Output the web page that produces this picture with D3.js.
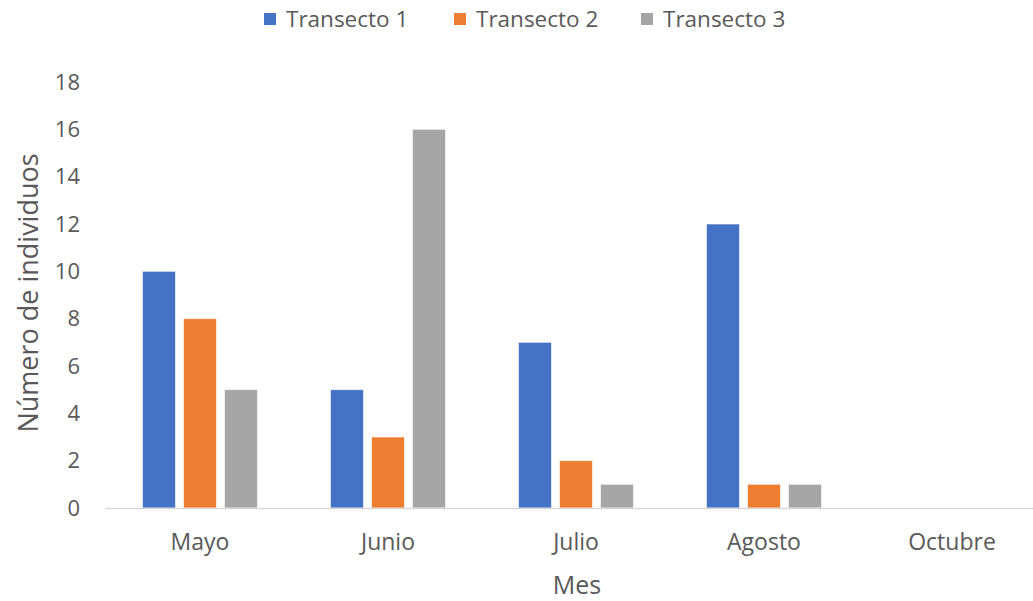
<!DOCTYPE html>
<html>
<head>
<meta charset="utf-8">
<script src="https://cdn.jsdelivr.net/npm/d3@7/dist/d3.min.js"></script>
<style>
  body { margin: 0; background: #fff; }
  text { font-family: "Open Sans", "Liberation Sans", sans-serif; fill: #595959; }
</style>
</head>
<body>
<svg id="chart" width="1033" height="601"></svg>
<script>
// Monthly counts per transect
const months = ["Mayo", "Junio", "Julio", "Agosto", "Octubre"];
const seriesNames = ["Transecto 1", "Transecto 2", "Transecto 3"];
const transecto1 = [10, 5, 7, 12, 0];
const transecto2 = [8, 3, 2, 1, 0];
const transecto3 = [5, 16, 1, 1, 0];
const yTicks = [0, 2, 4, 6, 8, 10, 12, 14, 16, 18];
const colors = ["#4472C4", "#ED7D31", "#A5A5A5"];

const seriesValues = [transecto1, transecto2, transecto3];

const svg = d3.select("#chart");
const W = 1033;

const x = d3.scaleBand().domain(months).range([106, 1046]).paddingInner(0).paddingOuter(0);
const xInner = d3.scaleBand().domain(seriesNames).range([0, x.bandwidth()]).paddingInner(0.195).paddingOuter(0.89);
const y = d3.scaleLinear().domain([0, 18]).range([508, 82]);

// Y axis labels (no gridlines)
const yAxis = d3.axisLeft(y).tickValues(yTicks).tickSize(0).tickPadding(0);
const gy = svg.append("g").attr("transform", "translate(80,0)").call(yAxis);
gy.select(".domain").remove();
gy.selectAll("text").style("font-size", "22px").attr("fill", "#595959");

// Bars
months.forEach((m, i) => {
  seriesValues.forEach((vals, s) => {
    const v = vals[i];
    if (v <= 0) return;
    svg.append("rect")
      .attr("x", x(m) + xInner(seriesNames[s]))
      .attr("y", y(v))
      .attr("width", xInner.bandwidth())
      .attr("height", y(0) - y(v))
      .attr("fill", colors[s])
      .attr("stroke", "#ffffff")
      .attr("stroke-opacity", 0.6)
      .attr("stroke-width", 1);
  });
});

// X axis
const xAxis = d3.axisBottom(x).tickSize(0).tickPadding(26);
const gx = svg.append("g").attr("transform", `translate(0,${y(0)})`).call(xAxis);
gx.select(".domain").remove();
gx.selectAll("text").style("font-size", "23px").attr("fill", "#595959");
svg.append("line")
  .attr("x1", 105).attr("x2", W)
  .attr("y1", y(0) + 0.5).attr("y2", y(0) + 0.5)
  .attr("stroke", "#d9d9d9").attr("stroke-width", 1.5);

// Axis titles
svg.append("text")
  .attr("x", 577).attr("y", 594)
  .attr("text-anchor", "middle")
  .style("font-size", "25px")
  .text("Mes");
svg.append("text")
  .attr("transform", "translate(38,293) rotate(-90)")
  .attr("text-anchor", "middle")
  .style("font-size", "27px")
  .text("Número de individuos");

// Legend
const legendX = [264, 454, 641];
const legend = svg.append("g");
seriesNames.forEach((name, s) => {
  legend.append("rect")
    .attr("x", legendX[s]).attr("y", 13)
    .attr("width", 12).attr("height", 12)
    .attr("fill", colors[s]);
  legend.append("text")
    .attr("x", legendX[s] + 22).attr("y", 27)
    .style("font-size", "22.5px")
    .text(name);
});
</script>
</body>
</html>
_ _ _ _
TASK REQUIREMENTS:
Except for the pictures, print the data above exactly.

RESULT OF THE EXERCISE:
Output the web page that produces this picture with D3.js.
<!DOCTYPE html>
<html>
<head>
<meta charset="utf-8">
<script src="https://cdn.jsdelivr.net/npm/d3@7/dist/d3.min.js"></script>
<style>
  body { margin: 0; background: #fff; }
  text { font-family: "Open Sans", "Liberation Sans", sans-serif; fill: #595959; }
</style>
</head>
<body>
<svg id="chart" width="1033" height="601"></svg>
<script>
// Monthly counts per transect
const months = ["Mayo", "Junio", "Julio", "Agosto", "Octubre"];
const seriesNames = ["Transecto 1", "Transecto 2", "Transecto 3"];
const transecto1 = [10, 5, 7, 12, 0];
const transecto2 = [8, 3, 2, 1, 0];
const transecto3 = [5, 16, 1, 1, 0];
const yTicks = [0, 2, 4, 6, 8, 10, 12, 14, 16, 18];
const colors = ["#4472C4", "#ED7D31", "#A5A5A5"];

const seriesValues = [transecto1, transecto2, transecto3];

const svg = d3.select("#chart");
const W = 1033;

const x = d3.scaleBand().domain(months).range([106, 1046]).paddingInner(0).paddingOuter(0);
const xInner = d3.scaleBand().domain(seriesNames).range([0, x.bandwidth()]).paddingInner(0.195).paddingOuter(0.89);
const y = d3.scaleLinear().domain([0, 18]).range([508, 82]);

// Y axis labels (no gridlines)
const yAxis = d3.axisLeft(y).tickValues(yTicks).tickSize(0).tickPadding(0);
const gy = svg.append("g").attr("transform", "translate(80,0)").call(yAxis);
gy.select(".domain").remove();
gy.selectAll("text").style("font-size", "22px").attr("fill", "#595959");

// Bars
months.forEach((m, i) => {
  seriesValues.forEach((vals, s) => {
    const v = vals[i];
    if (v <= 0) return;
    svg.append("rect")
      .attr("x", x(m) + xInner(seriesNames[s]))
      .attr("y", y(v))
      .attr("width", xInner.bandwidth())
      .attr("height", y(0) - y(v))
      .attr("fill", colors[s])
      .attr("stroke", "#ffffff")
      .attr("stroke-opacity", 0.6)
      .attr("stroke-width", 1);
  });
});

// X axis
const xAxis = d3.axisBottom(x).tickSize(0).tickPadding(26);
const gx = svg.append("g").attr("transform", `translate(0,${y(0)})`).call(xAxis);
gx.select(".domain").remove();
gx.selectAll("text").style("font-size", "23px").attr("fill", "#595959");
svg.append("line")
  .attr("x1", 105).attr("x2", W)
  .attr("y1", y(0) + 0.5).attr("y2", y(0) + 0.5)
  .attr("stroke", "#d9d9d9").attr("stroke-width", 1.5);

// Axis titles
svg.append("text")
  .attr("x", 577).attr("y", 594)
  .attr("text-anchor", "middle")
  .style("font-size", "25px")
  .text("Mes");
svg.append("text")
  .attr("transform", "translate(38,293) rotate(-90)")
  .attr("text-anchor", "middle")
  .style("font-size", "27px")
  .text("Número de individuos");

// Legend
const legendX = [264, 454, 641];
const legend = svg.append("g");
seriesNames.forEach((name, s) => {
  legend.append("rect")
    .attr("x", legendX[s]).attr("y", 13)
    .attr("width", 12).attr("height", 12)
    .attr("fill", colors[s]);
  legend.append("text")
    .attr("x", legendX[s] + 22).attr("y", 27)
    .style("font-size", "22.5px")
    .text(name);
});
</script>
</body>
</html>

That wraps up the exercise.